DATA EXTRACT:
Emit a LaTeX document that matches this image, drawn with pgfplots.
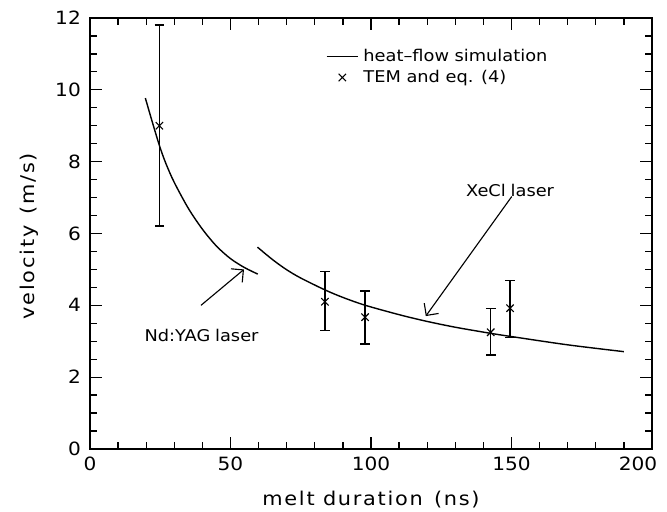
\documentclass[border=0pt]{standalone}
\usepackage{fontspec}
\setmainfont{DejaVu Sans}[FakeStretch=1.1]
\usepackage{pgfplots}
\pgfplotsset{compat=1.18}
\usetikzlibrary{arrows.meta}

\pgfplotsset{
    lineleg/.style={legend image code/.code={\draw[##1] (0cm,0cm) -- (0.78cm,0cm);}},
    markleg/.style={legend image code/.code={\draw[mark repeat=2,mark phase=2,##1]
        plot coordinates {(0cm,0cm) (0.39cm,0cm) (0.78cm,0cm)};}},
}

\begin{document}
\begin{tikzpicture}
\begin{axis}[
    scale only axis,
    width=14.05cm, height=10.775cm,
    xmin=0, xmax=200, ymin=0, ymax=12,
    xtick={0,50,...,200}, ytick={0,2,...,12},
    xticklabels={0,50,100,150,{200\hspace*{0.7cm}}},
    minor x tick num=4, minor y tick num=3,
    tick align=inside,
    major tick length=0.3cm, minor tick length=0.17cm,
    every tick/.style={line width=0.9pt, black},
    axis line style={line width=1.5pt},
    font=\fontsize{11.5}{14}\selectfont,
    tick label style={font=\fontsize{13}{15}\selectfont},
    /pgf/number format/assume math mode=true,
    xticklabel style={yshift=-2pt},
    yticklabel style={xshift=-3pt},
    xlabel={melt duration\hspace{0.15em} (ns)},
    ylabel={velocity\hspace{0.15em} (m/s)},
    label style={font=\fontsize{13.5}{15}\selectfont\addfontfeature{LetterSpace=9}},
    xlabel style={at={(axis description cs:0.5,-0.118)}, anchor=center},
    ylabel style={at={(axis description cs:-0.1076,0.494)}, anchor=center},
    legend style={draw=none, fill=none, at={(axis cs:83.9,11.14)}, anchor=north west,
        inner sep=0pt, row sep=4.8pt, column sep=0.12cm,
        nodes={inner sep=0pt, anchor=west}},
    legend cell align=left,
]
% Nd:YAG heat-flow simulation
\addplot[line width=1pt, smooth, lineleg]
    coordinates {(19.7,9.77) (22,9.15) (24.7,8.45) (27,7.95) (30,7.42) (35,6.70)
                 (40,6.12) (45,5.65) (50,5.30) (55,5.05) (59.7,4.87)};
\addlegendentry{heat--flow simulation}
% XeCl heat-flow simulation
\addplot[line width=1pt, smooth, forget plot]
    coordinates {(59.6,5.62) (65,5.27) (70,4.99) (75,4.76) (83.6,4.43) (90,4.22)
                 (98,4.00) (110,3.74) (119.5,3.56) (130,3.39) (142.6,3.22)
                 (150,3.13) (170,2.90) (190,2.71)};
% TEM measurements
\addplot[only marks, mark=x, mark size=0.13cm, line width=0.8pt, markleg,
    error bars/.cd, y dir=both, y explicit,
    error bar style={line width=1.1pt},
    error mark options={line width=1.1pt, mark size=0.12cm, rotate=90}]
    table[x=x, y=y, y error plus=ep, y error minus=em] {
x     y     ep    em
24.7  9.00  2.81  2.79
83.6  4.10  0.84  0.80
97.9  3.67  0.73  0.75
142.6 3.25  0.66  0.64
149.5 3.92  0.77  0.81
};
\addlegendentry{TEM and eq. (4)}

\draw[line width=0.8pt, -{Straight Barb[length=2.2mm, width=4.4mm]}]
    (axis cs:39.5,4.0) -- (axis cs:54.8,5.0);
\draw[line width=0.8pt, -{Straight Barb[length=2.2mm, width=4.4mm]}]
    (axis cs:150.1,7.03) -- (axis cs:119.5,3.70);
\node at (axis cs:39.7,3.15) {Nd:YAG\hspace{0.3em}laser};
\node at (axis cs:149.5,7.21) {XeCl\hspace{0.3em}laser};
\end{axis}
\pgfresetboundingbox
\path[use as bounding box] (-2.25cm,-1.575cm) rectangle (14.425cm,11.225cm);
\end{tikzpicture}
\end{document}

EXERCISE REQUIREMENTS:
Make an exact copy of the data, leaving its pictures out.

THE COMPLETED TASK:
Emit a LaTeX document that matches this image, drawn with pgfplots.
\documentclass[border=0pt]{standalone}
\usepackage{fontspec}
\setmainfont{DejaVu Sans}[FakeStretch=1.1]
\usepackage{pgfplots}
\pgfplotsset{compat=1.18}
\usetikzlibrary{arrows.meta}

\pgfplotsset{
    lineleg/.style={legend image code/.code={\draw[##1] (0cm,0cm) -- (0.78cm,0cm);}},
    markleg/.style={legend image code/.code={\draw[mark repeat=2,mark phase=2,##1]
        plot coordinates {(0cm,0cm) (0.39cm,0cm) (0.78cm,0cm)};}},
}

\begin{document}
\begin{tikzpicture}
\begin{axis}[
    scale only axis,
    width=14.05cm, height=10.775cm,
    xmin=0, xmax=200, ymin=0, ymax=12,
    xtick={0,50,...,200}, ytick={0,2,...,12},
    xticklabels={0,50,100,150,{200\hspace*{0.7cm}}},
    minor x tick num=4, minor y tick num=3,
    tick align=inside,
    major tick length=0.3cm, minor tick length=0.17cm,
    every tick/.style={line width=0.9pt, black},
    axis line style={line width=1.5pt},
    font=\fontsize{11.5}{14}\selectfont,
    tick label style={font=\fontsize{13}{15}\selectfont},
    /pgf/number format/assume math mode=true,
    xticklabel style={yshift=-2pt},
    yticklabel style={xshift=-3pt},
    xlabel={melt duration\hspace{0.15em} (ns)},
    ylabel={velocity\hspace{0.15em} (m/s)},
    label style={font=\fontsize{13.5}{15}\selectfont\addfontfeature{LetterSpace=9}},
    xlabel style={at={(axis description cs:0.5,-0.118)}, anchor=center},
    ylabel style={at={(axis description cs:-0.1076,0.494)}, anchor=center},
    legend style={draw=none, fill=none, at={(axis cs:83.9,11.14)}, anchor=north west,
        inner sep=0pt, row sep=4.8pt, column sep=0.12cm,
        nodes={inner sep=0pt, anchor=west}},
    legend cell align=left,
]
% Nd:YAG heat-flow simulation
\addplot[line width=1pt, smooth, lineleg]
    coordinates {(19.7,9.77) (22,9.15) (24.7,8.45) (27,7.95) (30,7.42) (35,6.70)
                 (40,6.12) (45,5.65) (50,5.30) (55,5.05) (59.7,4.87)};
\addlegendentry{heat--flow simulation}
% XeCl heat-flow simulation
\addplot[line width=1pt, smooth, forget plot]
    coordinates {(59.6,5.62) (65,5.27) (70,4.99) (75,4.76) (83.6,4.43) (90,4.22)
                 (98,4.00) (110,3.74) (119.5,3.56) (130,3.39) (142.6,3.22)
                 (150,3.13) (170,2.90) (190,2.71)};
% TEM measurements
\addplot[only marks, mark=x, mark size=0.13cm, line width=0.8pt, markleg,
    error bars/.cd, y dir=both, y explicit,
    error bar style={line width=1.1pt},
    error mark options={line width=1.1pt, mark size=0.12cm, rotate=90}]
    table[x=x, y=y, y error plus=ep, y error minus=em] {
x     y     ep    em
24.7  9.00  2.81  2.79
83.6  4.10  0.84  0.80
97.9  3.67  0.73  0.75
142.6 3.25  0.66  0.64
149.5 3.92  0.77  0.81
};
\addlegendentry{TEM and eq. (4)}

\draw[line width=0.8pt, -{Straight Barb[length=2.2mm, width=4.4mm]}]
    (axis cs:39.5,4.0) -- (axis cs:54.8,5.0);
\draw[line width=0.8pt, -{Straight Barb[length=2.2mm, width=4.4mm]}]
    (axis cs:150.1,7.03) -- (axis cs:119.5,3.70);
\node at (axis cs:39.7,3.15) {Nd:YAG\hspace{0.3em}laser};
\node at (axis cs:149.5,7.21) {XeCl\hspace{0.3em}laser};
\end{axis}
\pgfresetboundingbox
\path[use as bounding box] (-2.25cm,-1.575cm) rectangle (14.425cm,11.225cm);
\end{tikzpicture}
\end{document}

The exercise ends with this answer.